Marnie opened her mouth to say something else, evidently thought better of it, and closed it again. But her expression was one of obvious distress, and Daniel immediately felt guilty for jumping down her throat.
“Look, you don’t have to apologize,” he said. “I’m the one who should apologize. I shouldn’t have gone off the way I did. That was uncalled-for.”
“It’s okay,” she told him. “I don’t blame you for feeling the way you do. I just…”
“What?” he asked.
But she only shook her head and left that statement unfinished, too.
Daniel sighed again. “I’m sorry,” he said, more calmly this time. “I’m just worried about my dad, and I haven’t gotten much sleep since the police called me, and the trip from Kentucky was grueling.”
Her lips parted in a little half smile at that, and she seemed to relax at the change of subject. “You’re living in Kentucky now?”
He nodded, equally grateful for another topic, if for no other reason than it took his mind off his father for a few minutes. “In Woodford County.

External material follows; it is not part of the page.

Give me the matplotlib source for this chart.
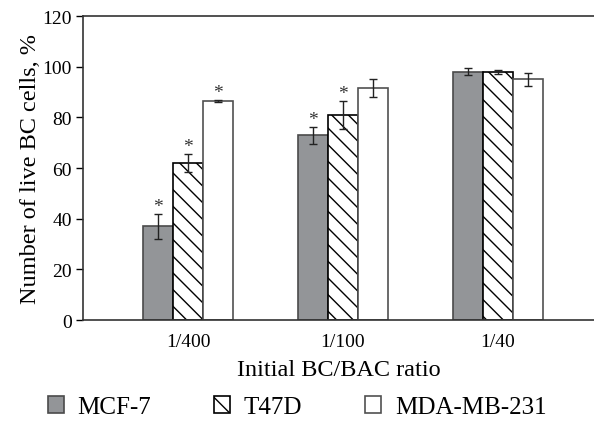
import numpy as np
import matplotlib.pyplot as plt
from matplotlib.patches import Patch

plt.rcParams['font.family'] = ['Liberation Serif', 'DejaVu Serif']
plt.rcParams['hatch.linewidth'] = 1.0

ratios = ['1/400', '1/100', '1/40']
lines = ['MCF-7', 'T47D', 'MDA-MB-231']
mcf7 = [37, 73, 98]
mcf7_err = [4.8, 3.4, 1.4]
t47d = [62, 81, 98]
t47d_err = [3.5, 5.5, 0.8]
mda = [86.5, 91.5, 95]
mda_err = [0.5, 3.5, 2.5]
# significance marks (* above the error bar)
mcf7_sig = [True, True, False]
t47d_sig = [True, True, False]
mda_sig = [True, False, False]

fig = plt.figure(figsize=(5.94, 4.27), dpi=100)
ax = fig.add_axes([0.140, 0.248, 0.860, 0.712])

x = np.arange(len(ratios))
w = 0.195
styles = [
    dict(color='#939598', edgecolor='#4a4a4a', hatch=None),
    dict(color='white', edgecolor='black', hatch='\\\\'),
    dict(color='white', edgecolor='#505050', hatch=None),
]
series = [(mcf7, mcf7_err, mcf7_sig), (t47d, t47d_err, t47d_sig), (mda, mda_err, mda_sig)]

for i, ((vals, errs, sig), st) in enumerate(zip(series, styles)):
    pos = x + (i - 1) * w
    ax.bar(pos, vals, w, color=st['color'], edgecolor=st['edgecolor'],
           hatch=st['hatch'], linewidth=1.2, zorder=2)
    ax.errorbar(pos, vals, yerr=errs, fmt='none', ecolor='#222222',
                elinewidth=1.0, capsize=3, capthick=1.0, zorder=3)
    for p, v, e, s in zip(pos, vals, errs, sig):
        if s:
            ax.text(p, v + e - 0.5, '*', ha='center', va='bottom',
                    fontsize=14, color='#333333')

ax.set_xlim(-0.677, 2.62)
ax.set_ylim(0, 120)
ax.set_yticks(range(0, 121, 20))
ax.set_xticks(x)
ax.set_xticklabels(ratios)
ax.tick_params(axis='y', labelsize=14, length=5, width=1, direction='out', pad=3)
ax.tick_params(axis='x', labelsize=14, length=0, pad=9)
ax.spines['right'].set_visible(False)
for s in ['left', 'top', 'bottom']:
    ax.spines[s].set_linewidth(1.2)
    ax.spines[s].set_color('#333333')

ax.set_ylabel('Number of live BC cells, %', fontsize=17.5, labelpad=1)
ax.set_xlabel('Initial BC/BAC ratio', fontsize=17.5, labelpad=7)

handles = [Patch(facecolor=st['color'], edgecolor=st['edgecolor'], hatch=st['hatch'],
                 linewidth=1.2) for st in styles]
fig.legend(handles, lines, loc='lower center', bbox_to_anchor=(0.5, -0.035),
           ncol=3, frameon=False, fontsize=18, handlelength=0.65, handleheight=0.65,
           columnspacing=2.5, handletextpad=0.55)

fig.savefig('out.png', dpi=100)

I’m the senior trainer for Quest Stables. It’s owned by—”
“Jenna and Thomas Preston,” she finished for him.
The fact she knew surprised him. “You’re familiar with it?”
“Anyone who’s ever worked with horses is familiar with it,” she told him. “Maybe I wasn’t raised around Thoroughbreds, but the equestrian world isn’t exactly a big one.”
He eyed her intently. “I didn’t think you rode anymore.”
She eyed him back just as interestedly. “How did you know that?”
Oh, hell. He knew that because he’d met a woman a year or so after Del Mar who’d remembered encountering Daniel and Marnie at a restaurant there, and had remarked what a cute couple the two had made. She’d turned out to be a friend of Marnie’s mother and had mentioned that Marnie had given up riding, not just competitively, but completely. Daniel had never discovered why, because he’d manufactured an excuse to extract himself from the conversation before the woman could fill him in on any more about Marnie’s life. He’d finally reached a point by then where he wasn’t thinking about her every day and hadn’t wanted to lose ground.
For now, though, he only said, “I ran into a friend of your mother’s at a party in Ocala a while back, and she mentioned it.”
Marnie nodded, but didn’t seem to want to revisit the past any more than he did. She continued, rather hastily, “Not to mention Quest is the home of Leopold’s Legacy, who’s about to win the Triple Crown. And with a woman jockey, no less. But you didn’t train him,” she added, sounding a little surprised at that.
Maybe she didn’t ride anymore, but it was obvious she was still interested in the horse world. He shook his head. “No, the Prestons’ son Robbie trained Legacy.”